Contemporaneous with Monet, but entirely distinct, Vincent van Gogh (1853–1890) infused his floral works with intense emotionality. The Dutch Post-Impressionist used flowers—especially his celebrated series of Sunflowers and Irises—as vehicles for internal expression. Van Gogh’s characteristic bold lines, swirling textures, and vivid, sometimes unnatural colors ensure his compositions pulsate with raw energy, moving floral art away from aesthetic pleasure toward deep personal introspection.

Inventing the Modern Flower

The 20th century saw the most revolutionary change in the relationship between artist and bloom through the lens of Georgia O’Keeffe (1887–1986). The American Modernist jettisoned traditional scale and context, choosing instead to magnify flowers to monumental, almost abstract dimensions. Paintings like Red Canna and Jimson Weed force viewers into extreme proximity, transforming petals and folds into sculptural forms. O’Keeffe’s approach elevated the floral subject, challenging viewers to contemplate shape, color, and form in isolation, cementing her status as a foundational figure in American art.

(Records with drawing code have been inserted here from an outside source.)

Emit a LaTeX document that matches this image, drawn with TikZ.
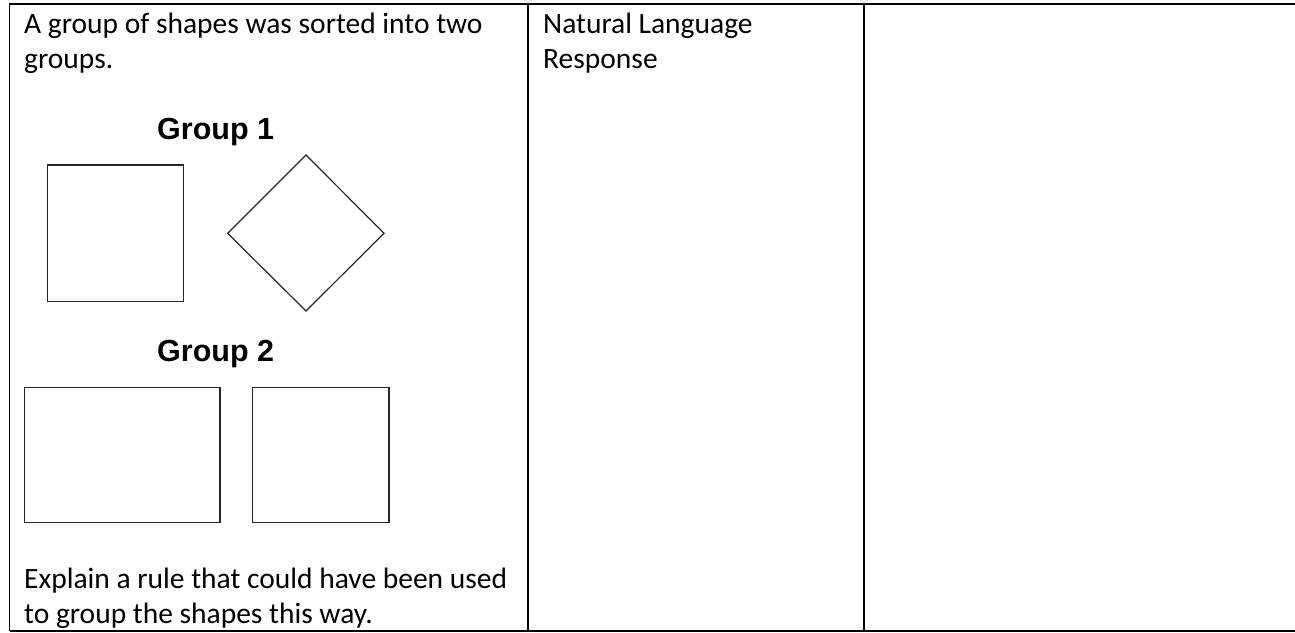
\documentclass[tikz,border=0pt]{standalone}
\usepackage{fontspec}
\setmainfont{Carlito}
\newfontfamily\grpfont{Liberation Sans}
\begin{document}
\begin{tikzpicture}[x=1pt,y=-1pt,
  txt/.style={anchor=base west,inner sep=0pt,font=\fontsize{29.5}{35.4}\selectfont},
  grp/.style={anchor=base west,inner sep=0pt,font=\grpfont\bfseries\fontsize{30.5}{36}\selectfont},
  rule/.style={line width=1.7pt,black},
  shp/.style={line width=1.2pt,draw=black!85}]
\useasboundingbox (0,0) rectangle (1295,632);
% table
\draw[rule] (9.5,631) -- (9.5,4) -- (1300,4);
\draw[rule] (9.5,631) -- (1300,631);
\draw[rule] (528,4) -- (528,631);
\draw[rule] (864,4) -- (864,631);
% column 1 text
\node[txt] (q1) at (24,33) {A group of shapes was sorted into two};
\node[txt] (q2) at (24,68.4) {groups.};
\node[grp] (g1) at (157,139.3) {Group 1};
\node[grp] (g2) at (157,361.7) {Group 2};
% group 1 shapes
\draw[shp] (47.3,165) rectangle (183.7,301.5);
\draw[shp] (306,155) -- (384,233.3) -- (306,311) -- (227.7,233.3) -- cycle;
% group 2 shapes
\draw[shp] (24.3,387.3) rectangle (220,522.7);
\draw[shp] (252.3,387.3) rectangle (389,522.7);
\node[txt] (e1) at (24,588.5) {Explain a rule that could have been used};
\node[txt] (e2) at (24,623.5) {to group the shapes this way.};
% column 2 text
\node[txt] (n1) at (543,33) {Natural Language};
\node[txt] (n2) at (543,68.4) {Response};
\end{tikzpicture}
\end{document}
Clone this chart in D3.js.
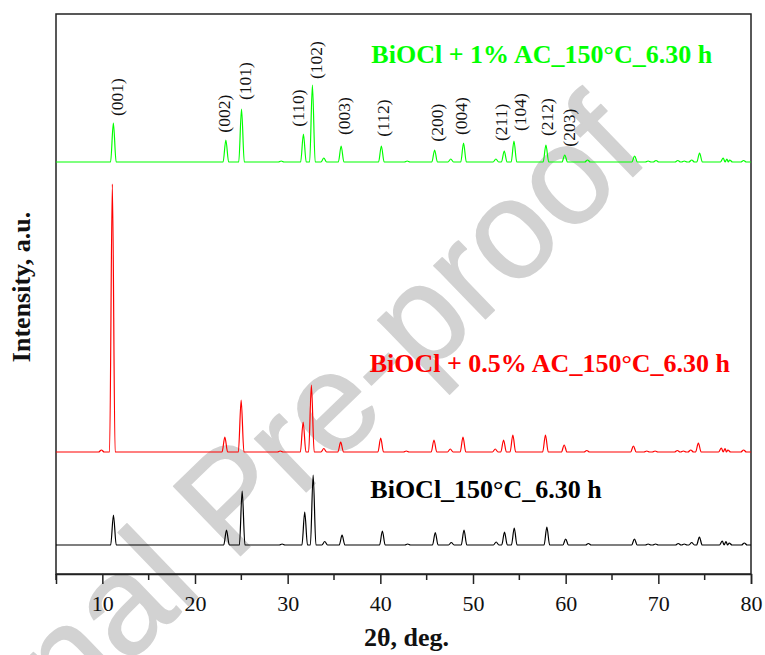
<!DOCTYPE html>
<html><head><meta charset="utf-8">
<script src="https://cdn.jsdelivr.net/npm/d3@7"></script>
<style>body{margin:0;background:#fff} svg{display:block}</style>
</head><body>
<svg id="c" width="765" height="655"></svg>
<script>
// ---------- data ----------
const seriesNames = ["BiOCl_150°C_6.30 h", "BiOCl + 0.5% AC_150°C_6.30 h", "BiOCl + 1% AC_150°C_6.30 h"];
const seriesColors = ["#000000", "#ff0000", "#00ff00"];
const seriesOffsets = [29, 122, 412];   // vertical stacking offsets (a.u.)

// [2theta, intensity above baseline]
const peaksBlack = [[11.2,30],[23.4,15],[25.09,54],[29.4,1],[31.84,33],[32.75,70],[34.0,3.5],[35.87,10],[40.22,14],[42.95,1],[45.93,12.5],[47.66,2.5],[49.03,15],[52.5,3],[53.4,13],[54.45,17],[57.97,18],[60.0,6],[62.45,1.5],[67.42,6],[68.9,1],[69.7,1],[72.15,1.5],[72.8,1],[73.6,2.5],[74.43,8],[76.9,4],[77.3,3.5],[77.65,2],[79.28,2]];
const peaksRed = [[9.9,2],[11.08,268],[23.22,15],[24.98,52],[29.2,1],[31.67,30],[32.56,67],[33.9,3.5],[35.72,10],[40.04,14],[42.8,1],[45.79,12],[47.55,3],[48.92,15],[52.4,3],[53.3,12],[54.3,17],[57.82,17],[59.84,7],[62.28,1.5],[67.31,6],[68.75,1],[69.65,1],[72.05,1.5],[72.7,1],[73.5,2],[74.32,9],[76.8,4],[77.2,3.5],[77.5,2],[79.2,2]];
const peaksGreen = [[11.19,39],[23.33,22],[25.02,53],[29.3,1],[31.7,28],[32.67,77],[33.9,4],[35.77,16],[40.11,16],[42.9,1],[45.86,12],[47.6,3],[48.98,19],[52.47,3],[53.37,11],[54.42,21],[57.87,17],[59.9,7],[62.36,2],[67.44,6],[68.9,1],[69.75,1.5],[72.1,1.5],[72.8,1],[73.6,2],[74.45,9],[77.0,4],[77.4,3],[77.7,2],[79.2,1.5]];

const hklLabels = ["(001)","(002)","(101)","(110)","(102)","(003)","(112)","(200)","(004)","(211)","(104)","(212)","(203)"];
const hklAngles = [11.62,23.11,25.34,31.13,33.0,36.05,40.29,46.11,48.73,53.01,55.10,57.97,60.30];
const hklHeights = [458,441.3,474,447.3,495,439,437.3,432.3,439,433,443,438,427.3];

const xTicks = [10,20,30,40,50,60,70,80];
const xMinorTicks = [5,15,25,35,45,55,65,75];

// ---------- layout ----------
const M = {left:56, right:751, top:14, bottom:574};
const svg = d3.select("#c");
const x = d3.scaleLinear().domain([5,80]).range([M.left, M.right]);
const y = d3.scaleLinear().domain([0,560]).range([M.bottom, M.top]);
const serif = "'Liberation Serif','Times New Roman',Times,serif";

// watermark
svg.append("text")
  .attr("transform", "translate(652,158) rotate(-44)")
  .attr("text-anchor","end")
  .attr("font-family","'Liberation Sans',Arial,sans-serif")
  .attr("font-size",140)
  .attr("fill","#d2d2d2").attr("stroke","#d2d2d2").attr("stroke-width",1.5)
  .attr("stroke-linejoin","round")
  .text("Journal Pre-proof");

// frame
svg.append("rect").attr("x",M.left).attr("y",M.top)
  .attr("width",M.right-M.left).attr("height",M.bottom-M.top)
  .attr("fill","none").attr("stroke","#222").attr("stroke-width",1.5);

// x axis
const gx = svg.append("g").attr("transform",`translate(0,${M.bottom})`);
gx.call(d3.axisBottom(x).tickValues(xTicks).tickSize(10).tickPadding(11).tickFormat(d3.format("d")))
  .call(g=>g.select(".domain").attr("stroke","#222").attr("stroke-width",1.5))
  .call(g=>g.selectAll(".tick line").attr("stroke","#222").attr("stroke-width",1.5))
  .call(g=>g.selectAll(".tick text").attr("font-family",serif).attr("font-size",22).attr("fill","#111"));
gx.selectAll(".minor").data(xMinorTicks).join("line").attr("class","minor")
  .attr("x1",d=>x(d)).attr("x2",d=>x(d)).attr("y1",0).attr("y2",6)
  .attr("stroke","#222").attr("stroke-width",1.5);

// series lines
const HW = 0.3;
function profile(peaks){
  const pts = [[5,0]];
  peaks.forEach((p,i)=>{
    const prev = peaks[i-1], next = peaks[i+1];
    const l = prev ? Math.max(p[0]-HW,(prev[0]+p[0])/2) : p[0]-HW;
    const r = next ? Math.min(p[0]+HW,(p[0]+next[0])/2) : p[0]+HW;
    if (pts[pts.length-1][0] < l) pts.push([l,0]);
    pts.push([p[0],p[1]]);
    pts.push([r,0]);
  });
  pts.push([80,0]);
  return pts;
}
const allPeaks = [peaksBlack, peaksRed, peaksGreen];
allPeaks.forEach((pk,i)=>{
  const off = seriesOffsets[i];
  const line = d3.line().x(d=>x(d[0])).y(d=>y(d[1]+off)).curve(d3.curveMonotoneX);
  svg.append("path").datum(profile(pk)).attr("d",line)
    .attr("fill","none").attr("stroke",seriesColors[i]).attr("stroke-width",1.2)
    .attr("stroke-linejoin","round");
});

// hkl labels
hklLabels.forEach((t,i)=>{
  svg.append("text")
    .attr("transform",`translate(${x(hklAngles[i])},${y(hklHeights[i])}) rotate(-90)`)
    .attr("dy","0.35em")
    .attr("font-family",serif).attr("font-size",17.5).attr("fill","#111")
    .text(t);
});

// series labels
const labelPos = [[38.92,76],[38.85,202],[39.03,511]];
seriesNames.forEach((n,i)=>{
  svg.append("text").attr("x",x(labelPos[i][0])).attr("y",y(labelPos[i][1]))
    .attr("font-family",serif).attr("font-weight","bold").attr("font-size",26)
    .attr("fill",seriesColors[i]).text(n);
});

// axis titles
svg.append("text").attr("x",(M.left+M.right)/2+3).attr("y",646)
  .attr("text-anchor","middle").attr("font-family",serif).attr("font-weight","bold")
  .attr("font-size",26).attr("fill","#111").text("2θ, deg.");
svg.append("text").attr("transform","translate(30,287) rotate(-90)")
  .attr("text-anchor","middle").attr("font-family",serif).attr("font-weight","bold")
  .attr("font-size",26).attr("fill","#111").text("Intensity, a.u.");
</script>
</body></html>
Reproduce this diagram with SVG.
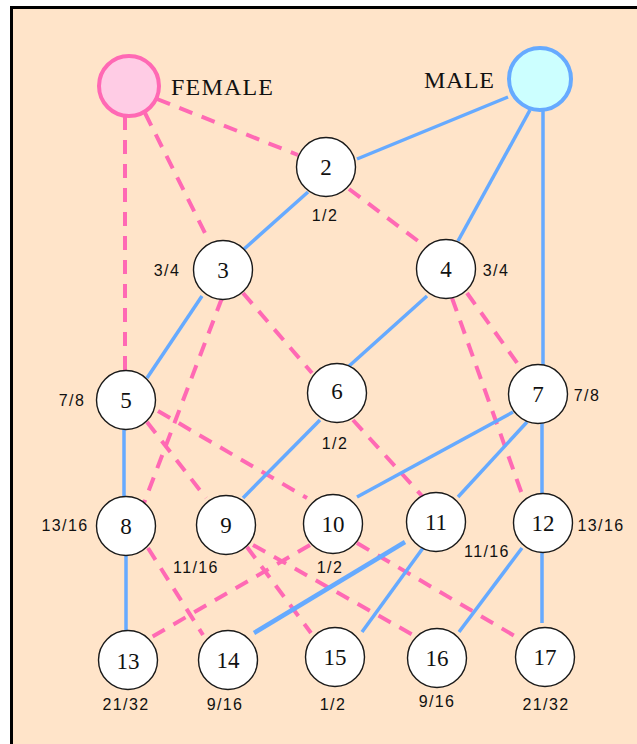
<svg xmlns="http://www.w3.org/2000/svg" width="637" height="744" viewBox="0 0 637 744">
<style>
.m{stroke:#66AAFF;stroke-width:3.5;fill:none;stroke-linecap:butt}
.f{stroke:#FF69B4;stroke-width:4;fill:none;stroke-dasharray:14 10}
.n{fill:#FFFFFF;stroke:#1a1a1a;stroke-width:1.4}
.num{font-family:"Liberation Serif",serif;font-size:23px;fill:#111;text-anchor:middle}
.fr{font-family:"Liberation Sans",sans-serif;font-size:16px;fill:#111;text-anchor:middle;letter-spacing:1.4px}
.big{font-family:"Liberation Serif",serif;font-size:24px;fill:#111}
</style>
<rect x="0" y="0" width="637" height="744" fill="#FFFFFF"/>
<rect x="10" y="6" width="640" height="760" fill="#000000"/>
<rect x="13" y="9" width="640" height="760" fill="#FFE4C9"/>
<g id="connectors">
<line class="f" x1="157" y1="99" x2="298" y2="155"/>
<line class="f" x1="145" y1="113" x2="209" y2="241"/>
<line class="f" x1="125" y1="116" x2="125" y2="372"/>
<line class="m" x1="508" y1="97" x2="357" y2="159"/>
<line class="m" x1="530" y1="110" x2="458" y2="241"/>
<line class="m" x1="543" y1="110" x2="543" y2="365"/>
<line class="m" x1="308" y1="192" x2="243" y2="250"/>
<line class="f" x1="349" y1="189" x2="426" y2="247"/>
<line class="m" x1="202" y1="296" x2="147" y2="378"/>
<line class="f" x1="222" y1="298" x2="144" y2="503"/>
<line class="f" x1="243" y1="293" x2="312" y2="373"/>
<line class="m" x1="427" y1="296" x2="348" y2="367"/>
<line class="f" x1="452" y1="298" x2="523" y2="497"/>
<line class="f" x1="467" y1="293" x2="520" y2="367"/>
<line class="m" x1="124" y1="429" x2="124" y2="497"/>
<line class="f" x1="147" y1="422" x2="206" y2="498"/>
<line class="f" x1="158" y1="411" x2="307" y2="498"/>
<line class="m" x1="320" y1="420" x2="243" y2="498"/>
<line class="f" x1="353" y1="420" x2="423" y2="497"/>
<line class="m" x1="513" y1="412" x2="357" y2="497"/>
<line class="m" x1="527" y1="422" x2="458" y2="497"/>
<line class="m" x1="542" y1="423" x2="542" y2="494"/>
<line class="m" x1="126" y1="556" x2="126" y2="631"/>
<line class="f" x1="148" y1="548" x2="203" y2="635"/>
<line class="f" x1="310" y1="545" x2="150" y2="638"/>
<line class="f" x1="247" y1="547" x2="311" y2="633"/>
<line class="f" x1="253" y1="545" x2="413" y2="635"/>
<line class="f" x1="357" y1="543" x2="518" y2="638"/>
<line class="m" x1="405" y1="542" x2="254" y2="633" style="stroke-width:4.5"/>
<line class="m" x1="423" y1="548" x2="362" y2="632"/>
<line class="m" x1="522" y1="548" x2="459" y2="632"/>
<line class="m" x1="542" y1="553" x2="542" y2="623"/>
</g>
<g id="female"><circle cx="129" cy="86" r="30" fill="#FFCCE5" stroke="#FF69B4" stroke-width="4"/><text class="big" x="171" y="95" textLength="102">FEMALE</text></g>
<g id="male"><circle cx="540" cy="79" r="31" fill="#CCFFFF" stroke="#66AAFF" stroke-width="4"/><text class="big" x="424" y="88" textLength="70">MALE</text></g>
<g id="n2"><circle class="n" cx="326" cy="167" r="29.5"/><text class="num" x="326" y="175">2</text><text class="fr" x="325" y="221">1/2</text></g>
<g id="n3"><circle class="n" cx="223" cy="270" r="29.5"/><text class="num" x="223" y="278">3</text><text class="fr" x="167" y="276">3/4</text></g>
<g id="n4"><circle class="n" cx="446" cy="269" r="29.5"/><text class="num" x="446" y="277">4</text><text class="fr" x="496" y="276">3/4</text></g>
<g id="n5"><circle class="n" cx="126" cy="400" r="29.5"/><text class="num" x="126" y="408">5</text><text class="fr" x="72" y="406">7/8</text></g>
<g id="n6"><circle class="n" cx="337" cy="393" r="29.5"/><text class="num" x="337" y="399">6</text><text class="fr" x="335" y="449">1/2</text></g>
<g id="n7"><circle class="n" cx="538" cy="394" r="29.5"/><text class="num" x="538" y="402">7</text><text class="fr" x="587" y="401">7/8</text></g>
<g id="n8"><circle class="n" cx="126" cy="526" r="29.5"/><text class="num" x="126" y="534">8</text><text class="fr" x="65" y="531">13/16</text></g>
<g id="n9"><circle class="n" cx="226" cy="525" r="29.5"/><text class="num" x="226" y="533">9</text><text class="fr" x="196" y="573">11/16</text></g>
<g id="n10"><circle class="n" cx="333" cy="524" r="29.5"/><text class="num" x="333" y="532">10</text><text class="fr" x="330" y="573">1/2</text></g>
<g id="n11"><circle class="n" cx="436" cy="522" r="29.5"/><text class="num" x="436" y="530">11</text><text class="fr" x="487" y="557">11/16</text></g>
<g id="n12"><circle class="n" cx="543" cy="523" r="29.5"/><text class="num" x="543" y="531">12</text><text class="fr" x="601" y="531">13/16</text></g>
<g id="n13"><circle class="n" cx="128" cy="660" r="29.5"/><text class="num" x="128" y="669">13</text><text class="fr" x="126" y="710">21/32</text></g>
<g id="n14"><circle class="n" cx="228" cy="660" r="29.5"/><text class="num" x="228" y="668">14</text><text class="fr" x="225" y="710">9/16</text></g>
<g id="n15"><circle class="n" cx="335" cy="657" r="29.5"/><text class="num" x="335" y="665">15</text><text class="fr" x="333" y="710">1/2</text></g>
<g id="n16"><circle class="n" cx="437" cy="658" r="29.5"/><text class="num" x="437" y="666">16</text><text class="fr" x="437" y="707">9/16</text></g>
<g id="n17"><circle class="n" cx="545" cy="657" r="29.5"/><text class="num" x="545" y="665">17</text><text class="fr" x="546" y="710">21/32</text></g>
</svg>
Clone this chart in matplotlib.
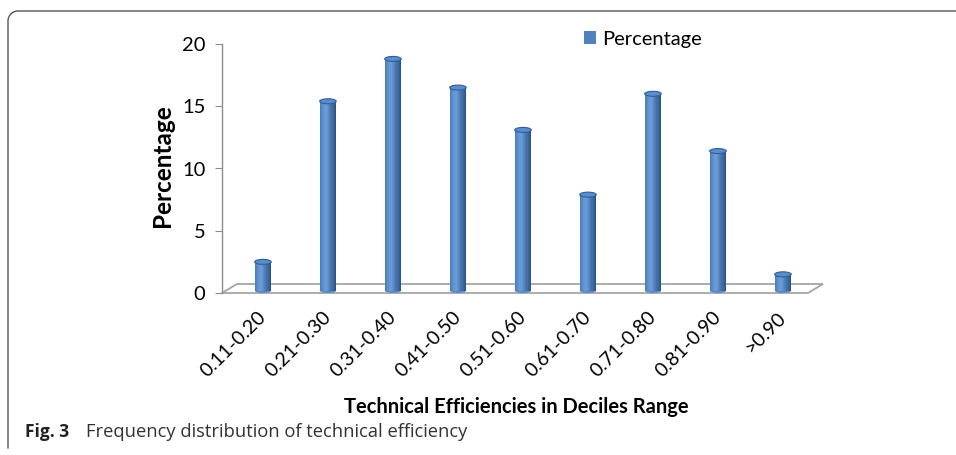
import numpy as np
import matplotlib
matplotlib.use("Agg")
import matplotlib.pyplot as plt
from matplotlib.patches import Ellipse, Polygon
from matplotlib.transforms import ScaledTranslation
from matplotlib.lines import Line2D

categories = ["0.11-0.20", "0.21-0.30", "0.31-0.40", "0.41-0.50", "0.51-0.60",
              "0.61-0.70", "0.71-0.80", "0.81-0.90", ">0.90"]
percentage = [2.5, 15.4, 18.8, 16.5, 13.1, 7.9, 16.0, 11.4, 1.5]
y_ticks = [0, 5, 10, 15, 20]
series_name = "Percentage"
x_title = "Technical Efficiencies in Deciles Range"
y_title = "Percentage"
caption_bold = "Fig. 3"
caption_text = "Frequency distribution of technical efficiency"

W, H = 956, 455
fig = plt.figure(figsize=(W / 100, H / 100), dpi=100)
FONT = "Lato"

ax_left, ax_right, ax_top, ax_bot = 222, 808, 44, 293
ax = fig.add_axes([ax_left / W, 1 - ax_bot / H, (ax_right - ax_left) / W, (ax_bot - ax_top) / H])
x = np.arange(len(categories))
ax.set_xlim(-0.63, 8.385)
ax.set_ylim(0, 20)

px_per_x = (ax_right - ax_left) / (8.385 + 0.63)
px_per_y = (ax_bot - ax_top) / 20.0

# cylinder bars with shading strips
bw = 16.5 / px_per_x
base = 0.2
n_strips = 14
dark = np.array([0x27, 0x50, 0x84]) / 255
mid = np.array([0x4a, 0x7c, 0xb9]) / 255
light = np.array([0x6c, 0x9e, 0xdb]) / 255
offs = (np.arange(n_strips) + 0.5) / n_strips
cols = []
for t in offs:
    if t < 0.38:
        c = mid + (light - mid) * (t / 0.38)
    else:
        c = light + (dark - light) * ((t - 0.38) / 0.62)
    cols.append(c)
vals = np.array(percentage)
ell_h = 5 / px_per_y
for k, t in enumerate(offs):
    ax.bar(x - bw / 2 + t * bw, vals - base, bottom=base, width=bw / n_strips * 1.05,
           color=cols[k], linewidth=0, zorder=3)
for xi, v in zip(x, vals):
    ax.add_patch(Ellipse((xi, base), bw, ell_h, facecolor=cols[n_strips // 2], edgecolor="none", zorder=2.9))
    ax.add_patch(Ellipse((xi, v), bw, ell_h, facecolor="#5a8dcc", edgecolor="#2f5f98", linewidth=0.8, zorder=4))

# floor
dx = 15 / px_per_x
dy = 9 / px_per_y
x0, x1 = ax.get_xlim()
floor = Polygon([[x0, 0], [x1, 0], [x1 + dx, dy], [x0 + dx, dy]], closed=True,
                facecolor="white", edgecolor="#a6a6a6", linewidth=1.3, clip_on=False, zorder=1)
ax.add_patch(floor)

for s in ["top", "right", "bottom"]:
    ax.spines[s].set_visible(False)
ax.spines["left"].set_color("#8c8c8c")
ax.spines["left"].set_linewidth(1.0)
ax.set_yticks(y_ticks)
ax.set_yticklabels([str(v) for v in y_ticks], fontsize=14.5, fontname=FONT)
ax.tick_params(axis="y", length=5, color="#8c8c8c", pad=7)
ax.set_xticks(x)
ax.set_xticklabels(categories, rotation=45, ha="right", va="top", rotation_mode="anchor",
                   fontsize=14, fontname=FONT)
ax.tick_params(axis="x", length=0, pad=11)
off = ScaledTranslation(-0.06, 0, fig.dpi_scale_trans)
for lab in ax.get_xticklabels():
    lab.set_transform(lab.get_transform() + off)
ax.set_facecolor("none")

fig.text(163 / W, 1 - 166 / H, y_title, rotation=90, ha="center", va="center",
         fontsize=17.5, fontweight="bold", fontname=FONT)
fig.text(516 / W, 1 - 407 / H, x_title, ha="center", va="center",
         fontsize=14.5, fontweight="bold", fontname=FONT)

# legend
handle = plt.Rectangle((0, 0), 1, 1, facecolor="#4f81bd", edgecolor="none")
fig.legend([handle], [series_name], loc="center left", bbox_to_anchor=(584 / W, 1 - 39 / H),
           frameon=False, prop={"family": FONT, "size": 14.5}, handlelength=0.6,
           handleheight=0.6, handletextpad=0.3, borderpad=0, borderaxespad=0)

# caption
fig.text(25 / W, 1 - 432 / H, caption_bold, ha="left", va="center",
         fontsize=12.5, fontweight="bold", fontname="Open Sans", color="#222222")
fig.text(86 / W, 1 - 432 / H, caption_text, ha="left", va="center",
         fontsize=13.2, fontname="Open Sans", color="#333333")

# border lines (rounded top-left)
r = 10
bx, by = 8, 11
theta = np.linspace(np.pi, np.pi / 2, 20)
arc_x = bx + r + r * np.cos(theta)
arc_y = by + r - r * np.sin(theta)
path_x = np.concatenate([[bx], arc_x, [W]])
path_y = np.concatenate([[448], arc_y, [by]])
fig.add_artist(Line2D(path_x / W, 1 - path_y / H, transform=fig.transFigure, color="#555555", linewidth=1.0))

fig.savefig("out.png", dpi=100)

From Brueghel’s meticulously rendered exotic specimens to O’Keeffe’s sensual, abstracted canvases, the history of floral painting narrates humanity’s evolving visual and symbolic understanding of nature. These six artists, each employing radical techniques for their era, ensured that the flower remains a timeless subject through which to explore beauty, technical challenge, and the depths of human creativity. Their collective legacy continues to inspire study and appreciation for art that finds the extraordinary in the seemingly ordinary garden.